Permito-me falar agora de outro tipo de bens, as toalhitas especiais. Pequenos retalhos de forma rectangular, que seriam para ficar na gaveta da mesa de cabeceira. Já tenho a vossa digna atenção? Sabem do que falo, bela palavra, ou é preciso fazer um desenho?
É isso, material para ser usado em segredo e após o acto. Recolhia fluídos e odores e muita má vontade de algumas partes. Felizmente que outras sabiam como se divertir. Toalha. Pois. É isso mesmo. Assim, com paninhos quentes é que não se falava de sexo e as crianças eram entregues pelas cegonhas.
E a parafernália de objectos, muito estranhos e até mesmo perigos, de que se desconhecia a função, mas figuravam nestes enxovais? A desculpa estava ligada a célebre frase” pode vir a dar jeito…” Tenho muitos jeitos que me dão vontade de rir.
Acreditem que tenho casa, que vai para muitos anos, sem ter usado tudo. Sim, eu sou uma das clássicas senhoras que se casou, mas, aqui entre nós, estava distraída nesse dia. Sem me dar conta passaram algumas décadas e o doce e natural gozo de escolher como estragar o ambiente doméstico foi-me retirado. Não posso perdoar.
É aqui que entra o arraial, mas não é de festa, antes pelo contrário, é da mais pura tristeza. Não me vou desfazer de peças boas, o que seria um crime, mas não retiro o mesmo prazer de as ter a uso. Seria bem melhor ter escolhido tudo a meu gosto e depois queixar-me que estava doida quando as comprei.
Por outro lado, sempre me posso orgulhar de ter uma imensa parafernália original dos anos 70. Lençóis com girassóis azuis, toalhas com geometrias tipo Vazareli e maquinetas que não faço ideia qual a utilidade, mas está bem, faz parte do sistema de rejeição.

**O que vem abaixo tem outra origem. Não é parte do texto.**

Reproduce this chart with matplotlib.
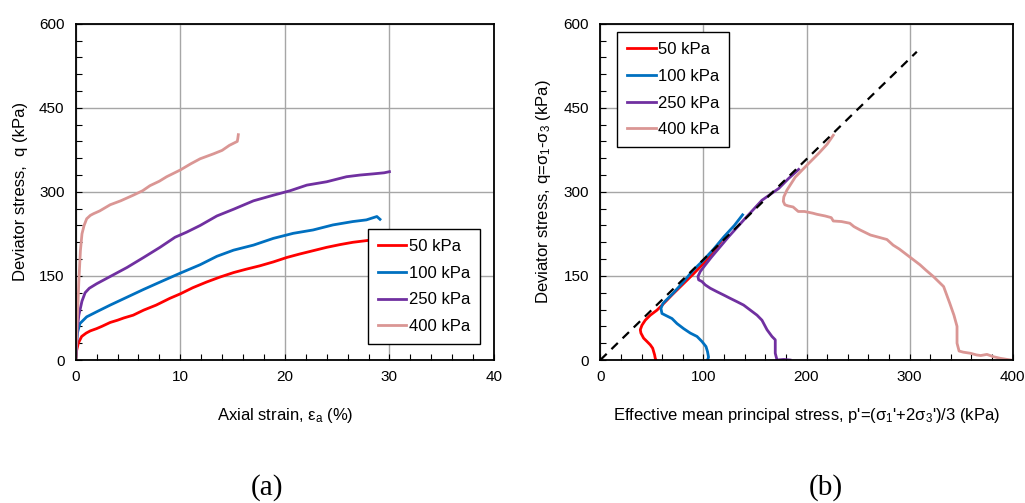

Alguns cães e gatos não apresentam qualquer tipo de reclamação o que prova estar nos ditos conformes. Usam as tais ditas cujas para as multifunções. Haja quem se sinta em pleno com tanto horror mascarado de moda. O certo é que existem e até têm direito a crónica para fazer a respectiva catarse.
Bem, vou ali e já venho e ainda encontro mais alguns objectos de enorme utilidade. É tão grande que a desconheço, mas o que conta é a intenção, certo? Já contei. Muitas vezes. É agora que agradeço?
O que vale é que a mãe tem 90 anos e já nada a incomoda. Ou melhor, vai a caminho dos 91 e deitou fora todos os filtros e chama os bois pelos nomes e agarra nos cornos da vida. Une a família e serve para nos deliciar. Que sorte!